● Your task: Write out the records word for word, with no pictures.

-- Begin Supplied records --

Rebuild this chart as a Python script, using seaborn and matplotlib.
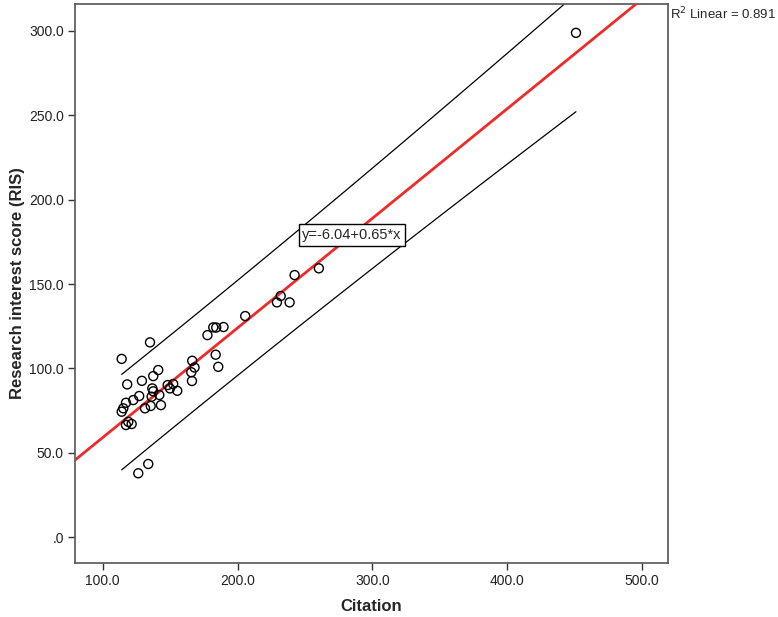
import numpy as np
import pandas as pd
import matplotlib
matplotlib.use("Agg")
import matplotlib.pyplot as plt
import seaborn as sns

# values (SPSS style chart)
citation = [135.1, 114.1, 141.2, 137.5, 118.2, 129.1, 136.8, 137.5, 148.2, 152.3,
            155.3, 149.9, 127.1, 122.7, 117.3, 115.3, 114.1, 131.4, 135.6, 143.2,
            136.3, 142.0, 119.0, 121.5, 117.3, 133.8, 126.4, 166.4, 168.1, 165.7,
            166.2, 183.8, 185.7, 177.7, 182.0, 184.2, 189.6, 205.7, 229.2, 232.0,
            238.6, 242.3, 260.3, 450.9]
ris = [115.4, 105.6, 99.0, 95.4, 90.5, 92.6, 88.1, 86.4, 90.1, 90.7,
       86.7, 88.1, 83.6, 81.2, 79.6, 76.3, 74.3, 76.3, 77.7, 78.2,
       83.2, 84.2, 68.3, 67.0, 66.4, 43.3, 37.8, 104.5, 100.5, 97.7,
       92.5, 108.1, 100.9, 119.7, 124.3, 124.2, 124.5, 131.0, 139.1, 142.9,
       139.1, 155.3, 159.3, 298.9]

# fit as printed on the chart
intercept = -6.04
slope = 0.65
r2_text = "0.891"

x_ticks = [100, 200, 300, 400, 500]
y_ticks = [0, 50, 100, 150, 200, 250, 300]

df = pd.DataFrame({"Citation": citation, "RIS": ris})

sns.set_style("ticks")
plt.rcParams["font.family"] = ["Liberation Sans", "DejaVu Sans"]

fig = plt.figure(figsize=(7.78, 6.17), dpi=100)
ax = fig.add_axes([0.0964, 0.0875, 0.762, 0.906])

xlim = (79.5, 519)
ylim = (-15.4, 316)

# fit line over the whole axis
line_x = np.linspace(xlim[0], xlim[1], 50)
sns.lineplot(x=line_x, y=intercept + slope * line_x, color="#ee2a2a",
             linewidth=2.0, ax=ax, zorder=3)

# 95% prediction interval over the data range
x = np.array(citation)
y = np.array(ris)
n = len(x)
resid = y - (intercept + slope * x)
s = np.sqrt(np.sum(resid ** 2) / (n - 2))
sxx = np.sum((x - x.mean()) ** 2)
t_crit = 2.015
pi_x = np.linspace(x.min(), x.max(), 100)
half = t_crit * s * np.sqrt(1 + 1 / n + (pi_x - x.mean()) ** 2 / sxx)
pred = intercept + slope * pi_x
sns.lineplot(x=pi_x, y=pred + half, color="black", linewidth=0.9, ax=ax, zorder=2)
sns.lineplot(x=pi_x, y=pred - half, color="black", linewidth=0.9, ax=ax, zorder=2)

sns.scatterplot(data=df, x="Citation", y="RIS", facecolor="none", edgecolor="black",
                linewidth=1.0, s=42, ax=ax, zorder=4)

ax.set_xlim(*xlim)
ax.set_ylim(*ylim)
ax.set_xticks(x_ticks)
ax.set_yticks(y_ticks)
ax.set_xticklabels([f"{v:.1f}" for v in x_ticks])
ax.set_yticklabels([".0"] + [f"{v:.1f}" for v in y_ticks[1:]])
ax.tick_params(direction="out", length=5, width=1, color="#333333",
               labelsize=10, labelcolor="#222222", pad=3)

for sp in ax.spines.values():
    sp.set_visible(True)
    sp.set_color("#555555")
    sp.set_linewidth(1.2)

ax.set_xlabel("Citation", fontsize=12, fontweight="bold", labelpad=8)
ax.set_ylabel("Research interest score (RIS)", fontsize=12, fontweight="bold", labelpad=3)

# equation label sitting on the fit line
eq_x = 284.8
ax.text(eq_x, intercept + slope * eq_x, "y=-6.04+0.65*x", fontsize=10.5,
        ha="center", va="center", zorder=5,
        bbox=dict(boxstyle="square,pad=0.25", facecolor="white", edgecolor="black", linewidth=1))

fig.text(0.861, 0.977, "R$^2$ Linear = " + r2_text, fontsize=9.5, ha="left", va="center")

fig.savefig("out.png", dpi=100)
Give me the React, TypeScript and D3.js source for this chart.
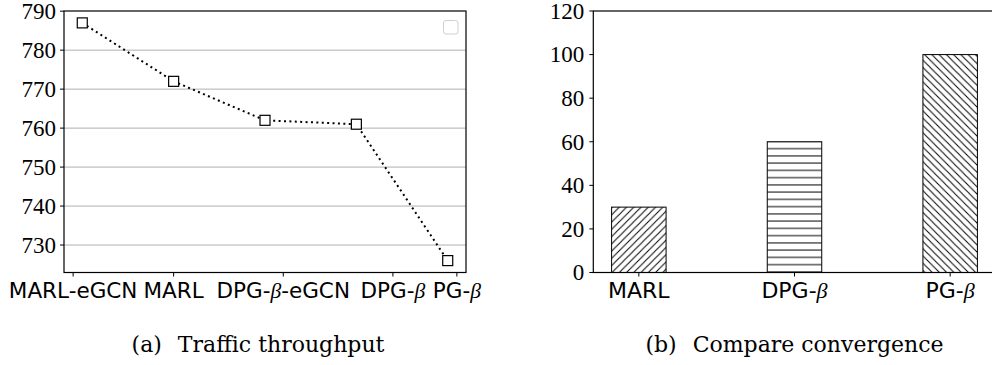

-- End Supplied records --

● Solution for this task:
Rebuild this chart as a Python script, using seaborn and matplotlib.
import numpy as np
import pandas as pd
import matplotlib
matplotlib.use("Agg")
import matplotlib.pyplot as plt
import seaborn as sns

# values (SPSS style chart)
citation = [135.1, 114.1, 141.2, 137.5, 118.2, 129.1, 136.8, 137.5, 148.2, 152.3,
            155.3, 149.9, 127.1, 122.7, 117.3, 115.3, 114.1, 131.4, 135.6, 143.2,
            136.3, 142.0, 119.0, 121.5, 117.3, 133.8, 126.4, 166.4, 168.1, 165.7,
            166.2, 183.8, 185.7, 177.7, 182.0, 184.2, 189.6, 205.7, 229.2, 232.0,
            238.6, 242.3, 260.3, 450.9]
ris = [115.4, 105.6, 99.0, 95.4, 90.5, 92.6, 88.1, 86.4, 90.1, 90.7,
       86.7, 88.1, 83.6, 81.2, 79.6, 76.3, 74.3, 76.3, 77.7, 78.2,
       83.2, 84.2, 68.3, 67.0, 66.4, 43.3, 37.8, 104.5, 100.5, 97.7,
       92.5, 108.1, 100.9, 119.7, 124.3, 124.2, 124.5, 131.0, 139.1, 142.9,
       139.1, 155.3, 159.3, 298.9]

# fit as printed on the chart
intercept = -6.04
slope = 0.65
r2_text = "0.891"

x_ticks = [100, 200, 300, 400, 500]
y_ticks = [0, 50, 100, 150, 200, 250, 300]

df = pd.DataFrame({"Citation": citation, "RIS": ris})

sns.set_style("ticks")
plt.rcParams["font.family"] = ["Liberation Sans", "DejaVu Sans"]

fig = plt.figure(figsize=(7.78, 6.17), dpi=100)
ax = fig.add_axes([0.0964, 0.0875, 0.762, 0.906])

xlim = (79.5, 519)
ylim = (-15.4, 316)

# fit line over the whole axis
line_x = np.linspace(xlim[0], xlim[1], 50)
sns.lineplot(x=line_x, y=intercept + slope * line_x, color="#ee2a2a",
             linewidth=2.0, ax=ax, zorder=3)

# 95% prediction interval over the data range
x = np.array(citation)
y = np.array(ris)
n = len(x)
resid = y - (intercept + slope * x)
s = np.sqrt(np.sum(resid ** 2) / (n - 2))
sxx = np.sum((x - x.mean()) ** 2)
t_crit = 2.015
pi_x = np.linspace(x.min(), x.max(), 100)
half = t_crit * s * np.sqrt(1 + 1 / n + (pi_x - x.mean()) ** 2 / sxx)
pred = intercept + slope * pi_x
sns.lineplot(x=pi_x, y=pred + half, color="black", linewidth=0.9, ax=ax, zorder=2)
sns.lineplot(x=pi_x, y=pred - half, color="black", linewidth=0.9, ax=ax, zorder=2)

sns.scatterplot(data=df, x="Citation", y="RIS", facecolor="none", edgecolor="black",
                linewidth=1.0, s=42, ax=ax, zorder=4)

ax.set_xlim(*xlim)
ax.set_ylim(*ylim)
ax.set_xticks(x_ticks)
ax.set_yticks(y_ticks)
ax.set_xticklabels([f"{v:.1f}" for v in x_ticks])
ax.set_yticklabels([".0"] + [f"{v:.1f}" for v in y_ticks[1:]])
ax.tick_params(direction="out", length=5, width=1, color="#333333",
               labelsize=10, labelcolor="#222222", pad=3)

for sp in ax.spines.values():
    sp.set_visible(True)
    sp.set_color("#555555")
    sp.set_linewidth(1.2)

ax.set_xlabel("Citation", fontsize=12, fontweight="bold", labelpad=8)
ax.set_ylabel("Research interest score (RIS)", fontsize=12, fontweight="bold", labelpad=3)

# equation label sitting on the fit line
eq_x = 284.8
ax.text(eq_x, intercept + slope * eq_x, "y=-6.04+0.65*x", fontsize=10.5,
        ha="center", va="center", zorder=5,
        bbox=dict(boxstyle="square,pad=0.25", facecolor="white", edgecolor="black", linewidth=1))

fig.text(0.861, 0.977, "R$^2$ Linear = " + r2_text, fontsize=9.5, ha="left", va="center")

fig.savefig("out.png", dpi=100)
Give me the React, TypeScript and D3.js source for this chart.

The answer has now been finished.